I asked the favor on the worst possible day for a teacher. Monday dawns and each educator feels less like Plato and more like Sisyphus gazing wearily up a gargantuan hill. I knew this, and yet, I still made my request in a crack-of-dawn e-mail: "Can you possibly write a letter of recommendation for me? Today? I need to send it off tonight."
I knew it was an unreasonable request and I hated to even ask it. It revealed both my vulnerability and my utter dependence on her good will. I forced myself to do it, though, because I really wanted her recommendation, and I knew the act would stretch me. I didn't consider that my appreciation of her willingness to comply with my urgent request would be rivaled by her own gratitude at having been asked.
After she'd completed my letter and I'd sent off my application, she confided that her initial thought had been: "How can she ask me this on a Monday?!" But by successfully completing the letter, she'd learned so much about herself. My asking her to do something that she thought initially impossible gave her a renewed confidence in her abilities. Her letter was a triumph for each of us: I was admitted to the program and had a fantastic educational experience, and she wrote one of the best recommendations of her life — under the gun, on a Monday. She realized in a new way that she really is a good writer and a truly loyal friend. Such a humble and yet daring act — on both our parts — took on much grander meaning.

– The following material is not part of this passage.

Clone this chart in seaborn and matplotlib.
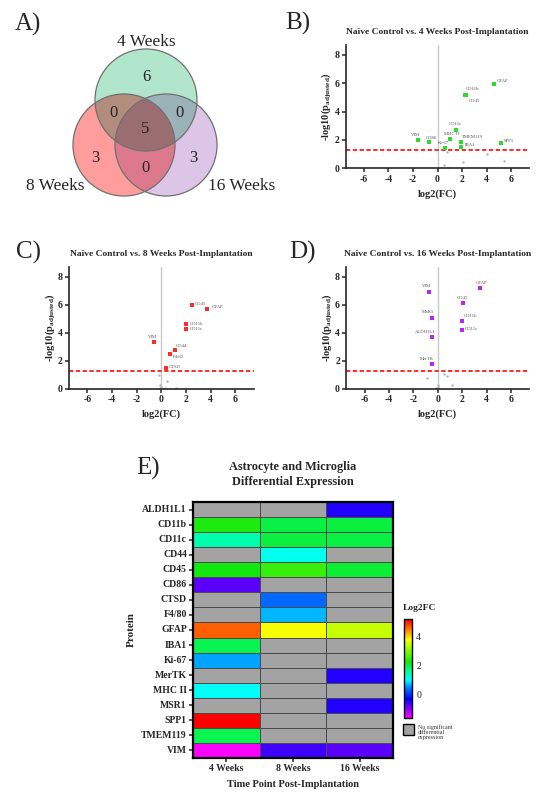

It is difficult for many of us to ask for help; we often fear that our requests will be denied. Frank Flynn — associate professor of organizational behavior at Stanford Graduate School of Business — and Jessica McCrory Calarco — assistant professor of sociology at Indiana University — published a paper in 2008 that revealed that people tend to grossly underestimate how likely others are to agree to requests of assistance.
In one of their studies, participants sought help from strangers by asking to borrow a cellphone or seeking complicated directions that required the strangers to walk them partway to their destination. Participants consistently overestimated by 50 percent the number of strangers they would have to ask to get a certain number to agree to help. As Flynn recalled, "they'd bound back to the lab afterwards with big smiles, saying, ' I can't believe how nice people were!'"
Calarco and Flynn assert that this phenomenon of underestimation of others' altruism has to do with our inability to "get in the mind of the one being asked for help." There are strong feelings of social obligation at play, and people generally want to do the socially correct thing and give assistance.
Sometimes our reluctance to ask for help is masked by our own drive for self-sufficiency. Many of us pride ourselves on our do-it-yourself mentality and gumption. And let's face it, many of us are — in the words of my dad — "just cheap."
I prefer to say "thrifty" but I am starting to understand his way of thinking. Several years ago, we planned to insulate our attic ourselves. After trying to load the surprisingly heavy insulation blower into the back of my aging Volvo, and realizing — as I saw the exceedingly patient worker at the hardware center raise his eyebrows — that I really had no clue how I would wrestle it out on the other end, I had to admit defeat. But, frankly, happily so. Paying the local professionals to insulate our attic was some of the best money I ever spent. I don't want to be cheap with my money, but more importantly I don't want to be stingy with my confidence in others' superior skills and experience.
Last week, the same friend who'd written such a superb letter of reference for me asked — on relatively short notice — if I would write one for her. I loved the symmetry of it all and the seeming ease with which she asked the favor. The more we ask for help, the easier it becomes to see the strength in our vulnerability.